Write the lines out exactly as they stand, from the one containing "Convert this diagram to TikZ code." through the one containing "minimum width=154.5pt] (C)", and only those. Omit pictures.

> _Source data_
▬▬▬▬▬▬

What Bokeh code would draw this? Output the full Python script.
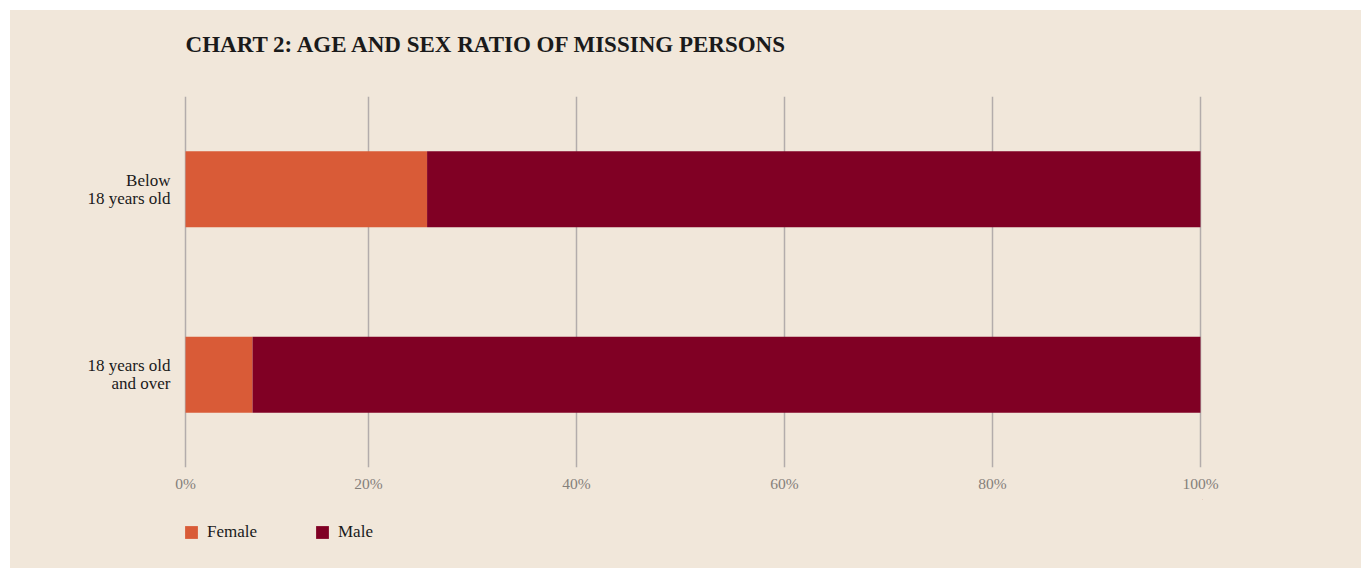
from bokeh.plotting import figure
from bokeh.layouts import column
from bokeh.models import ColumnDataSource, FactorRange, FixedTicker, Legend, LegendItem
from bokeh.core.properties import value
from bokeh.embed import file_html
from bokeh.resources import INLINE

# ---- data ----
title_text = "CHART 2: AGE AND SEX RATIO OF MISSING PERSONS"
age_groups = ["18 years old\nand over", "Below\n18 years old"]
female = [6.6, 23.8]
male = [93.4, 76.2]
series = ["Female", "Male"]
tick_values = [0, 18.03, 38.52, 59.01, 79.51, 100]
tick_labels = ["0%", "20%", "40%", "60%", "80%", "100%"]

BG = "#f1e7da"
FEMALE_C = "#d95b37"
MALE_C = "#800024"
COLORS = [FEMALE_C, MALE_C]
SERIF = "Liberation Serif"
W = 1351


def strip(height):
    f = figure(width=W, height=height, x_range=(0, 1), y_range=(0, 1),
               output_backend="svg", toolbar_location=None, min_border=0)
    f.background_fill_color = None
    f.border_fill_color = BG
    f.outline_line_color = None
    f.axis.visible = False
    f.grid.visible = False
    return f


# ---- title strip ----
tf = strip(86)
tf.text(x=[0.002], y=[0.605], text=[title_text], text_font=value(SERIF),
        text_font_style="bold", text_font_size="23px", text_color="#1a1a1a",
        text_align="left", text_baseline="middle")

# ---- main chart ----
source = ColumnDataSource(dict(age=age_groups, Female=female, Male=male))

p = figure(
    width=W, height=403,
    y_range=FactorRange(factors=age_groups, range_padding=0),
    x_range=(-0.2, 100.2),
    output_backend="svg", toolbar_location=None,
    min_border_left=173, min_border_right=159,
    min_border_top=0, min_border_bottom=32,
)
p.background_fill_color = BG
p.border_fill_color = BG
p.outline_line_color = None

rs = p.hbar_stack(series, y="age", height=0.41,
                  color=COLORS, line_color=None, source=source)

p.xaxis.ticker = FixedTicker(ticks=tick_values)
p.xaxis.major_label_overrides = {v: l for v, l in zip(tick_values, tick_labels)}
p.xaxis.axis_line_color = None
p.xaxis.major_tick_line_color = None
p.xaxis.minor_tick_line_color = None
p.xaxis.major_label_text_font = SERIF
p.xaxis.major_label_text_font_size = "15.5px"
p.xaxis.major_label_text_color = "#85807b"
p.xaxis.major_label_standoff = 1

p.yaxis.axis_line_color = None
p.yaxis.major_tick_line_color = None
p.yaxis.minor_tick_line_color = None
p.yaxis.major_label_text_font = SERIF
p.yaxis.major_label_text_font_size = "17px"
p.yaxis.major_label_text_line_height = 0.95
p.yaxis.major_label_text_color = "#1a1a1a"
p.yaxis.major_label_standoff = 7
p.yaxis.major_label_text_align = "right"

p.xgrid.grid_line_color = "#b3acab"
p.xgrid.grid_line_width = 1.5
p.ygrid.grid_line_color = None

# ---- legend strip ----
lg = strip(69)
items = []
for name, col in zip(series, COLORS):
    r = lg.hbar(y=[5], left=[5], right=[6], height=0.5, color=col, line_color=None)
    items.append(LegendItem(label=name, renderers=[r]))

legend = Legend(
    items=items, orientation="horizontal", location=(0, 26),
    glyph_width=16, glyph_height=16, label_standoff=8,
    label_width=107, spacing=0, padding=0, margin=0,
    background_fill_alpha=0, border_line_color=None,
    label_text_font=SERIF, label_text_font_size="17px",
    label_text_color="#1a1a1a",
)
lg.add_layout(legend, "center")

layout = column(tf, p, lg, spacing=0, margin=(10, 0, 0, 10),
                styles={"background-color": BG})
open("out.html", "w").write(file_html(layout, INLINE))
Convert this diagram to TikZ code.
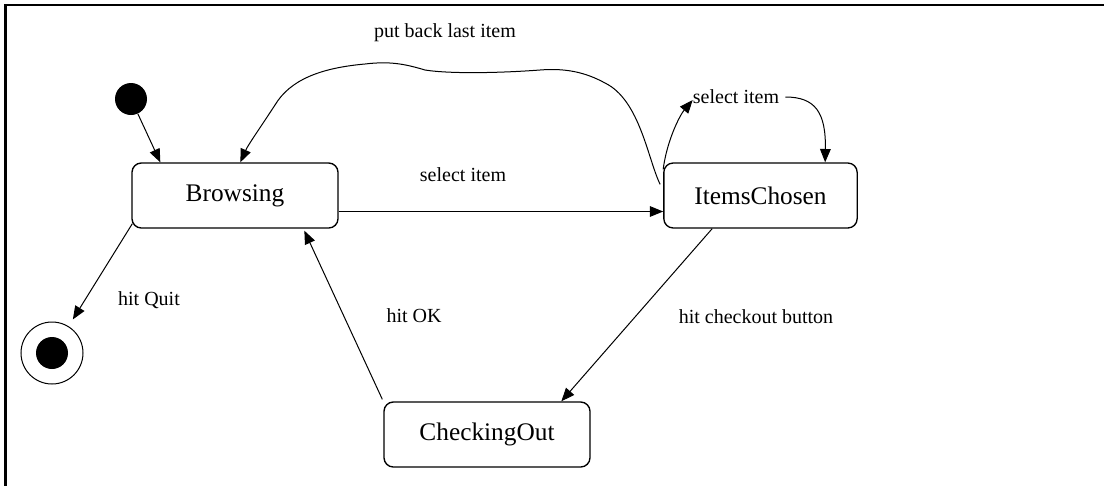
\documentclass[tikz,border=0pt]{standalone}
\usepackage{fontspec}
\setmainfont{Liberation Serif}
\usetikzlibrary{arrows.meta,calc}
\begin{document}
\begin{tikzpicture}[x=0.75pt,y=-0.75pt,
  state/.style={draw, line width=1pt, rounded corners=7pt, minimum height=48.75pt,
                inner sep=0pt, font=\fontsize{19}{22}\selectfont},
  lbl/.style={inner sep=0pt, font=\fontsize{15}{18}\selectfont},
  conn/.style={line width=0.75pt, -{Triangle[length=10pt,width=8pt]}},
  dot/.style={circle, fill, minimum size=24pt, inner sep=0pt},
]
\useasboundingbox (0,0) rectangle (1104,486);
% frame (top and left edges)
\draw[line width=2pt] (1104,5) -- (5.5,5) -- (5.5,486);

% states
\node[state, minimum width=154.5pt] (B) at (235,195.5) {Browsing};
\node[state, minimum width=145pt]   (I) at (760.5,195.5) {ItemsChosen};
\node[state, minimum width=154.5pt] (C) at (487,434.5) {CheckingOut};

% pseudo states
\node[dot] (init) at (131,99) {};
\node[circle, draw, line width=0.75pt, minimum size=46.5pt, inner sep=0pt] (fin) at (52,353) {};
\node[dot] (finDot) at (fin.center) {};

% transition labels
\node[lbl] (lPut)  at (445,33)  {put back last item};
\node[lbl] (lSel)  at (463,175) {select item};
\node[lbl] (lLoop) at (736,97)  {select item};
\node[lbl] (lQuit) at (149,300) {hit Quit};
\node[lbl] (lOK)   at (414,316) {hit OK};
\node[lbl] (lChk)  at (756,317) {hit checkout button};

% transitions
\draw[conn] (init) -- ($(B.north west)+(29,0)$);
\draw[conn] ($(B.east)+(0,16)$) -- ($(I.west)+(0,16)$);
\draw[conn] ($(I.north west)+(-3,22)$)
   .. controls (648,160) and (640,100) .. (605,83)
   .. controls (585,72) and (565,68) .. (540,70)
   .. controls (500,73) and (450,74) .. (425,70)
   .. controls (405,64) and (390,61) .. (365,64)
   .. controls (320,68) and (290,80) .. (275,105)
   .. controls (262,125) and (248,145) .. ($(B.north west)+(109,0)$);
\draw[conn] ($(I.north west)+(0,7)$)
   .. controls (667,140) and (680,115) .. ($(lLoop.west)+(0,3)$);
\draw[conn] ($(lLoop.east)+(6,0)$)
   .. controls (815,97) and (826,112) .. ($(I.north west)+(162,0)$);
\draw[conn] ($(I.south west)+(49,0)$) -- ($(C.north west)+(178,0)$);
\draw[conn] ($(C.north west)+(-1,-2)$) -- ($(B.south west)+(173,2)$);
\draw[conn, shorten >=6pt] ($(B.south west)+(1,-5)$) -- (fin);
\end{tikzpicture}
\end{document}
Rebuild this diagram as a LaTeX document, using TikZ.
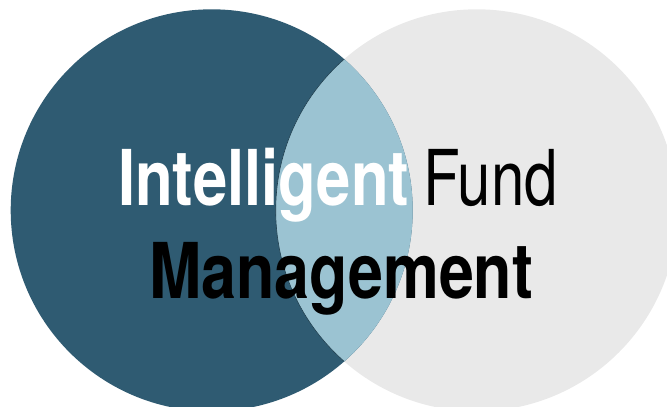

▬▬▬▬▬▬

> _Result_
Convert this diagram to TikZ code.
\documentclass[tikz,border=0pt]{standalone}
\usepackage{fontspec}
\setmainfont{Liberation Serif}
\usetikzlibrary{arrows.meta,calc}
\begin{document}
\begin{tikzpicture}[x=0.75pt,y=-0.75pt,
  state/.style={draw, line width=1pt, rounded corners=7pt, minimum height=48.75pt,
                inner sep=0pt, font=\fontsize{19}{22}\selectfont},
  lbl/.style={inner sep=0pt, font=\fontsize{15}{18}\selectfont},
  conn/.style={line width=0.75pt, -{Triangle[length=10pt,width=8pt]}},
  dot/.style={circle, fill, minimum size=24pt, inner sep=0pt},
]
\useasboundingbox (0,0) rectangle (1104,486);
% frame (top and left edges)
\draw[line width=2pt] (1104,5) -- (5.5,5) -- (5.5,486);

% states
\node[state, minimum width=154.5pt] (B) at (235,195.5) {Browsing};
\node[state, minimum width=145pt]   (I) at (760.5,195.5) {ItemsChosen};
\node[state, minimum width=154.5pt] (C) at (487,434.5) {CheckingOut};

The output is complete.